In the same year, 1545, the society presented him to the rectory of Land-Beach; but to his great mortification, he was obliged to resign his beloved college of Stoke in 1547, although he laboured as much as possible to prevent its dissolution. To preserve, however, as far as he could, the memory of its founder Edmund Mortimer, earl of March, he brought away with him his arms painted on glass, and placed them in a window of the master’s lodge; and secured the books of history and antiquities, which made part of that invaluable collection with which he afterwards enriched his college.
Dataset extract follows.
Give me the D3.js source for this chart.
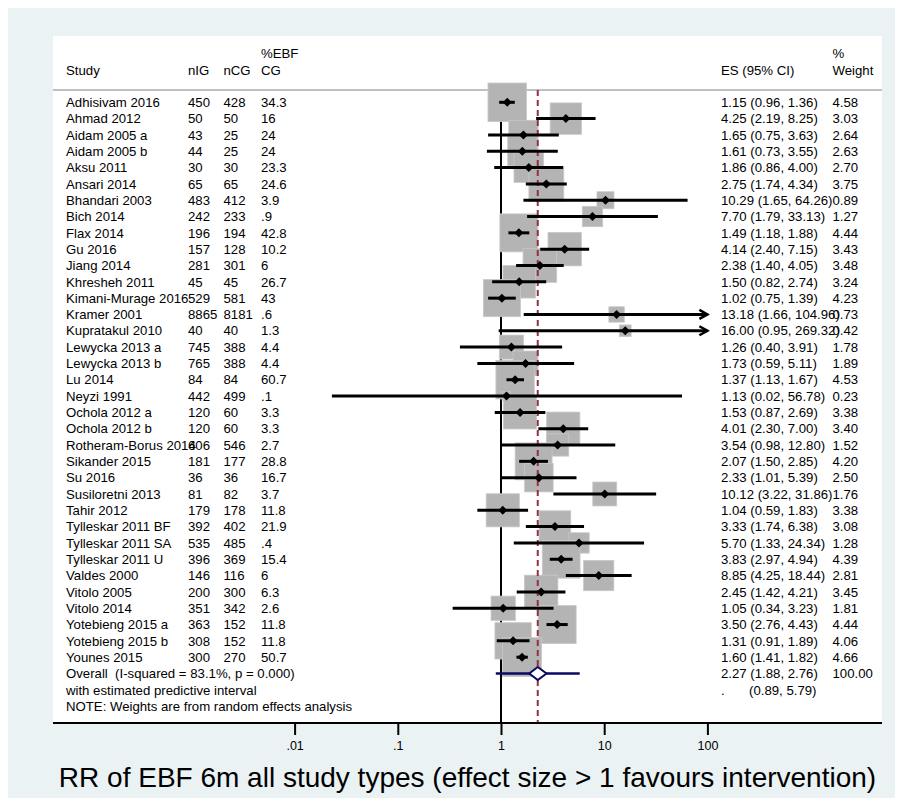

The same year, and in the forty-third of his age, he married Margaret the daughter of Robert Harlstone, gent. of Mattishall in Norfolk, and sister of Simon Harlstone, who had lived some time at Mendlesham in Suffolk, where he was distinguished for his piety and sufferings in the reign of queen Mary. Dr. Parker had been attached to this lady for about seven years, but they were prevented from marrying by the statute of Henry VIII. which made the marriage of the clergy felony. Mr. Masters conjectures that it was about this time he drew up, in his defence, a short treatise still preserved in the college library “De conjugio Sacerdotum,” and another against alienation of the revenues of the church, which Strype has printed in his Appendix, No. VII. It is also probable that, on the increase of his family, he added the long gallery to the master’s lodge. The lady he married proved a most affectionate wife, and had so much sweetness of temper and amiable disposition, that bishop Ridley is said to have asked, “If Mrs. Parker had a sister?” intimating that he would have been glad to have married one who came near her in excellence of character.
In 1549, when Kett’s rebellion broke out, Dr. Parker happened to be on a visit to his friends at Norwich, where he did great service by his exhortations and sermons; and | even ventured into the camp of the rebels, and, without regarding the imminent danger to which this exposed him, boldly inveighed against their rebellion and cruelty, exhorted them to temperance, sobriety, and submission, and placed in the strongest light every argument and warning that was likely to prevail. To give a faithful account of this affair, he afterwards employed Mr. Nevile (see Nevile, Alexander), who wrote it in elegant Latin, and received for his reward an hundred pounds. In 1550 he lost his most intimate friend Dr. Martin Bucer, who left him one of his executors; and to testify his great regard for that eminent reformer, he preached his funeral sermon. In this, with great modesty and diffidence, he has drawn a most excellent character of him, and indeed the whole is written in a style so plain and uniform, as to be much superior to the common rate of sermons in those days. It was printed by Jugge, under the title, “Howe we ought to take the death of the godly, a sermon made in Cambridge at the burial of the noble clerck, D. M. Bucer. By Matthew Parker, D. of Divinitie.”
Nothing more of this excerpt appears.